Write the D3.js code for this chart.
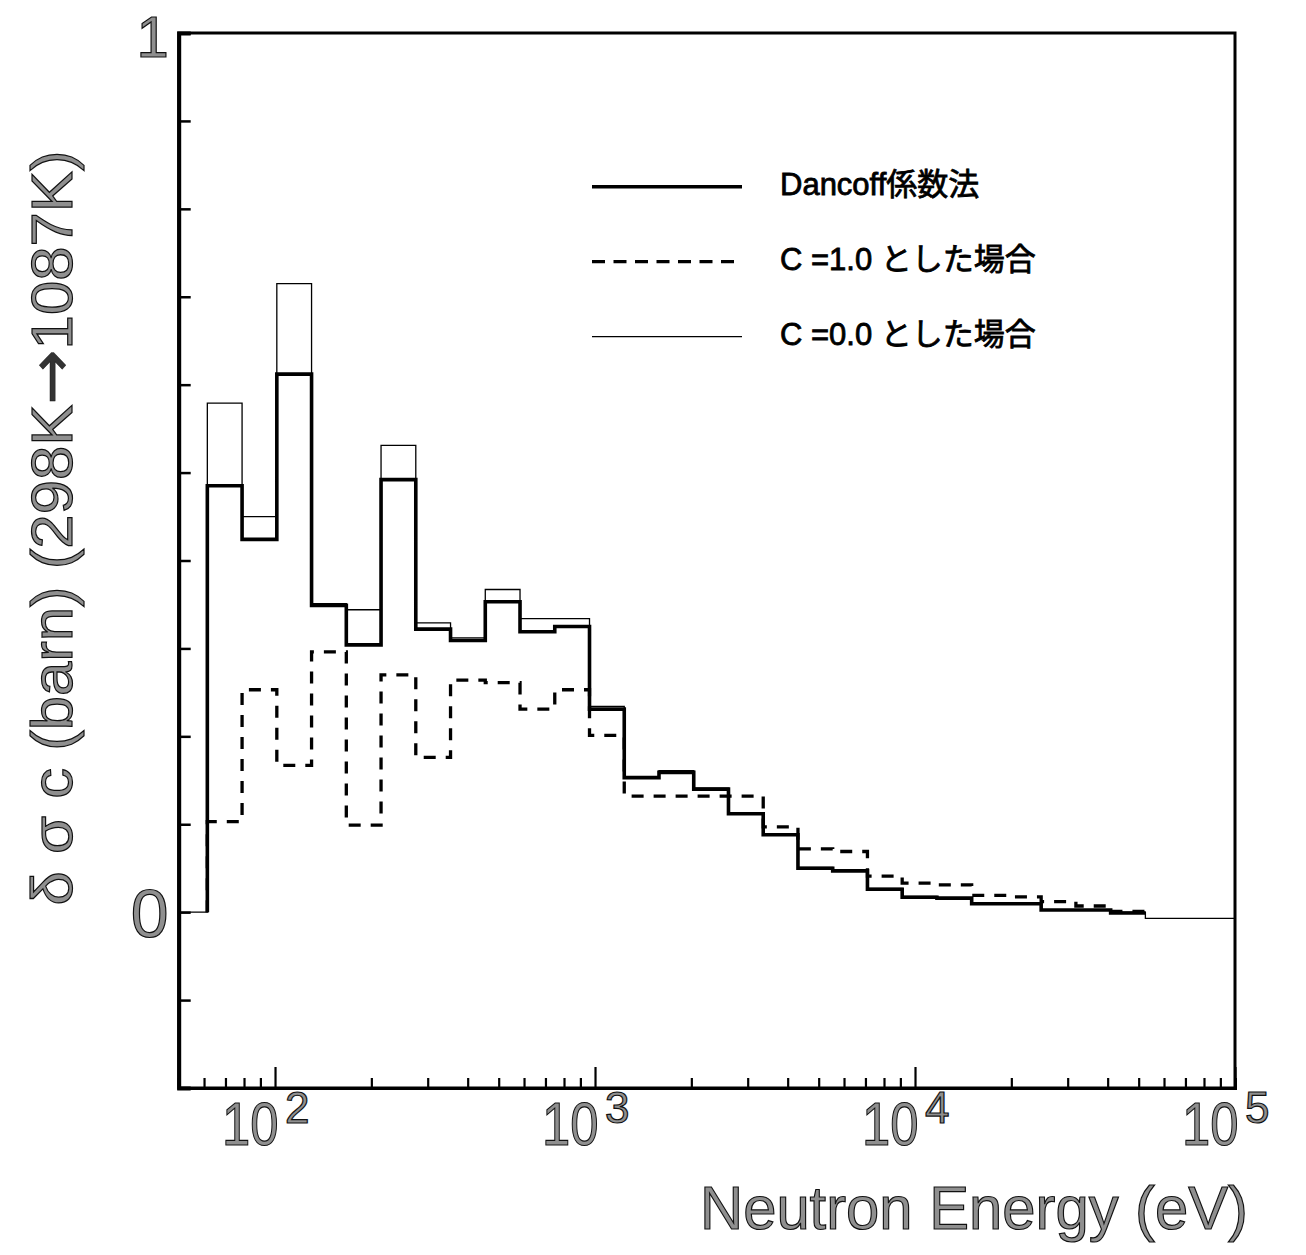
<!DOCTYPE html>
<html>
<head>
<meta charset="utf-8">
<script src="https://cdn.jsdelivr.net/npm/d3@7"></script>
<style>
  html, body { margin: 0; padding: 0; background: #fff; }
  svg { display: block; }
</style>
</head>
<body>
<svg id="chart" width="1306" height="1255"></svg>
<script>
// ---------- DATA ----------
// Energy group boundaries (eV), lethargy width 0.25; first bin starts at axis minimum 50 eV
const edges = [50, 61.44, 78.89, 101.30, 130.07, 167.02, 214.45, 275.36, 353.58, 454.00, 582.95,
  748.52, 961.12, 1234.1, 1584.6, 2034.7, 2612.6, 3354.6, 4307.4, 5530.8, 7101.7, 9118.8,
  11709, 15034, 19305, 24788, 31828, 40868, 52475, 67379, 86517, 100000];

// Dancoff factor method (thick solid)
const dancoff = [null, 0.485, 0.424, 0.612, 0.349, 0.304, 0.492, 0.322, 0.309, 0.353, 0.319,
  0.325, 0.231, 0.153, 0.159, 0.140, 0.112, 0.088, 0.050, 0.047, 0.026, 0.017, 0.016,
  0.0095, 0.0095, 0.0025, 0.0025, -0.001, null, null, null];

// C = 1.0 (dashed)
const c10 = [null, 0.103, 0.253, 0.167, 0.296, 0.099, 0.270, 0.176, 0.264, 0.261, 0.231,
  0.253, 0.201, 0.132, 0.132, 0.132, 0.132, 0.097, 0.072, 0.069, 0.041, 0.033, 0.031,
  0.019, 0.0175, 0.012, 0.007, 0.001, null, null, null];

// C = 0.0 (thin solid)
const c00 = [0, 0.579, 0.450, 0.715, 0.351, 0.344, 0.531, 0.329, 0.312, 0.367, 0.334,
  0.334, 0.234, 0.154, 0.161, 0.141, 0.113, 0.089, 0.051, 0.048, 0.027, 0.018, 0.016,
  0.010, 0.010, 0.003, 0.003, 0.000, -0.007, -0.007, -0.007];

const legendLabels = ["Dancoff係数法", "C =1.0 とした場合", "C =0.0 とした場合"];

const yTickValues = [-0.2, -0.1, 0, 0.1, 0.2, 0.3, 0.4, 0.5, 0.6, 0.7, 0.8, 0.9, 1.0];
const yLabeledTicks = [0, 1];
const xMajorTicks = [1e2, 1e3, 1e4, 1e5];
const xMajorBase = "10";
const xMajorExponents = ["2", "3", "4", "5"];
const xMinorTicks = [60, 70, 80, 90, 200, 300, 400, 500, 600, 700, 800, 900,
  2000, 3000, 4000, 5000, 6000, 7000, 8000, 9000,
  20000, 30000, 40000, 50000, 60000, 70000, 80000, 90000];

const xTitle = "Neutron Energy (eV)";
const yTitleParts = ["δ σ c (barn) (298K", "→", "1087K)"];

// ---------- CHART ----------
const svg = d3.select("#chart");
const L = 178.7, R = 1235, T = 33, B = 1088;
const x = d3.scaleLog().domain([50, 1e5]).range([L, R]);
const y = d3.scaleLinear().domain([-0.2, 1]).range([B, T]);

const fontLatin = "'Liberation Sans', Arial, Helvetica, sans-serif";
const fontLegend = "'Liberation Sans', Arial, 'Noto Sans CJK JP', sans-serif";
const labelFill = "#8f8f8f", labelStroke = "#111";

// frame
svg.append("rect")
  .attr("x", L).attr("y", T).attr("width", R - L).attr("height", B - T)
  .attr("fill", "none").attr("stroke", "#000").attr("stroke-width", 3);

// y axis (ticks inside)
const yAxis = d3.axisLeft(y).tickValues(yTickValues).tickSize(-12).tickPadding(10)
  .tickFormat(d => yLabeledTicks.some(v => Math.abs(v - d) < 1e-9) ? d3.format("d")(d) : "");
const gy = svg.append("g").attr("transform", `translate(${L},0)`).call(yAxis);
gy.select(".domain").attr("stroke-width", 4);
gy.selectAll(".tick line").attr("stroke-width", 2.5);
gy.selectAll(".tick text")
  .attr("font-family", fontLatin)
  .attr("font-size", d => Math.abs(d) < 1e-9 ? 68 : 58)
  .attr("fill", labelFill).attr("stroke", labelStroke).attr("stroke-width", 1.2)
  .attr("dy", d => Math.abs(d) < 1e-9 ? "0.36em" : "23px");

// x axis minor & major ticks (inside)
const gxMinor = svg.append("g").attr("transform", `translate(0,${B})`)
  .call(d3.axisBottom(x).tickValues(xMinorTicks).tickSize(-10).tickFormat(() => ""));
gxMinor.select(".domain").attr("stroke-width", 3);
gxMinor.selectAll(".tick line").attr("stroke-width", 2.2);
const gxMajor = svg.append("g").attr("transform", `translate(0,${B})`)
  .call(d3.axisBottom(x).tickValues(xMajorTicks).tickSize(-21).tickFormat(() => ""));
gxMajor.select(".domain").remove();
gxMajor.selectAll(".tick line").attr("stroke-width", 2.2);

// x major labels 10^n (base and exponent as separate texts)
const lbl = svg.append("g")
  .attr("font-family", fontLatin)
  .attr("fill", labelFill).attr("stroke", labelStroke).attr("stroke-width", 1.2);
lbl.selectAll("text.base").data(xMajorTicks).join("text")
  .attr("class", "base")
  .attr("transform", d => `translate(${x(d) - 53},1145) scale(0.82,1)`)
  .attr("font-size", 62)
  .text(xMajorBase);
lbl.selectAll("text.exp").data(xMajorTicks).join("text")
  .attr("class", "exp")
  .attr("x", d => x(d) + 10).attr("y", 1123)
  .attr("font-size", 44)
  .text((d, i) => xMajorExponents[i]);

// axis titles
svg.append("text")
  .attr("x", 700).attr("y", 1229)
  .attr("font-family", fontLatin).attr("font-size", 62)
  .attr("textLength", 548).attr("lengthAdjust", "spacingAndGlyphs")
  .attr("fill", labelFill).attr("stroke", labelStroke).attr("stroke-width", 1.2)
  .text(xTitle);

const yt = svg.append("text")
  .attr("transform", "translate(72,528) rotate(-90)")
  .attr("text-anchor", "middle")
  .attr("font-family", fontLatin).attr("font-size", 58)
  .attr("textLength", 755).attr("lengthAdjust", "spacingAndGlyphs")
  .attr("fill", labelFill).attr("stroke", labelStroke).attr("stroke-width", 1.2);
yt.append("tspan").text(yTitleParts[0]);
yt.append("tspan").attr("font-family", "'DejaVu Sans', sans-serif").attr("font-size", 62)
  .attr("fill", "#333").attr("stroke-width", 0.4).text(yTitleParts[1]);
yt.append("tspan").text(yTitleParts[2]);

// step curves
function stepPoints(vals) {
  let first = -1, last = -1;
  vals.forEach((v, i) => { if (v !== null) { if (first < 0) first = i; last = i; } });
  const pts = [[edges[first], 0]];
  for (let i = first; i <= last; i++) pts.push([edges[i], vals[i]]);
  pts.push([edges[last + 1], vals[last]]);
  return pts;
}
const line = d3.line().x(d => x(d[0])).y(d => y(d[1])).curve(d3.curveStepAfter);

const styles = [
  { vals: c00, width: 1.3, dash: null },
  { vals: c10, width: 3.3, dash: "12,10" },
  { vals: dancoff, width: 3.6, dash: null }
];
styles.forEach(s => {
  svg.append("path")
    .attr("d", line(stepPoints(s.vals)))
    .attr("fill", "none").attr("stroke", "#000")
    .attr("stroke-width", s.width)
    .attr("stroke-dasharray", s.dash)
    .attr("stroke-linejoin", "miter");
});

// legend
const legendStyles = [
  { width: 3.6, dash: null, ly: 186.7 },
  { width: 3.3, dash: "13,8.5", ly: 261.7 },
  { width: 1.3, dash: null, ly: 336.7 }
];
legendLabels.forEach((name, i) => {
  const st = legendStyles[i];
  svg.append("line")
    .attr("x1", 592).attr("x2", 742).attr("y1", st.ly).attr("y2", st.ly)
    .attr("stroke", "#000").attr("stroke-width", st.width)
    .attr("stroke-dasharray", st.dash);
  svg.append("text")
    .attr("x", 780).attr("y", st.ly + 8)
    .attr("font-family", fontLegend).attr("font-size", 31)
    .attr("fill", "#000").attr("stroke", "#000").attr("stroke-width", 0.8)
    .text(name);
});
</script>
</body>
</html>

WHAT YOU HAVE TO DO: Quote, exactly and only, the lines from the first line of the data above through the line containing "0.0095, 0.0095, 0.0025, 0.0025, -0.001, null, null, null];". The pictures do not belong in it.

SOLUTION FOR THIS EXERCISE:
Write the D3.js code for this chart.
<!DOCTYPE html>
<html>
<head>
<meta charset="utf-8">
<script src="https://cdn.jsdelivr.net/npm/d3@7"></script>
<style>
  html, body { margin: 0; padding: 0; background: #fff; }
  svg { display: block; }
</style>
</head>
<body>
<svg id="chart" width="1306" height="1255"></svg>
<script>
// ---------- DATA ----------
// Energy group boundaries (eV), lethargy width 0.25; first bin starts at axis minimum 50 eV
const edges = [50, 61.44, 78.89, 101.30, 130.07, 167.02, 214.45, 275.36, 353.58, 454.00, 582.95,
  748.52, 961.12, 1234.1, 1584.6, 2034.7, 2612.6, 3354.6, 4307.4, 5530.8, 7101.7, 9118.8,
  11709, 15034, 19305, 24788, 31828, 40868, 52475, 67379, 86517, 100000];

// Dancoff factor method (thick solid)
const dancoff = [null, 0.485, 0.424, 0.612, 0.349, 0.304, 0.492, 0.322, 0.309, 0.353, 0.319,
  0.325, 0.231, 0.153, 0.159, 0.140, 0.112, 0.088, 0.050, 0.047, 0.026, 0.017, 0.016,
  0.0095, 0.0095, 0.0025, 0.0025, -0.001, null, null, null];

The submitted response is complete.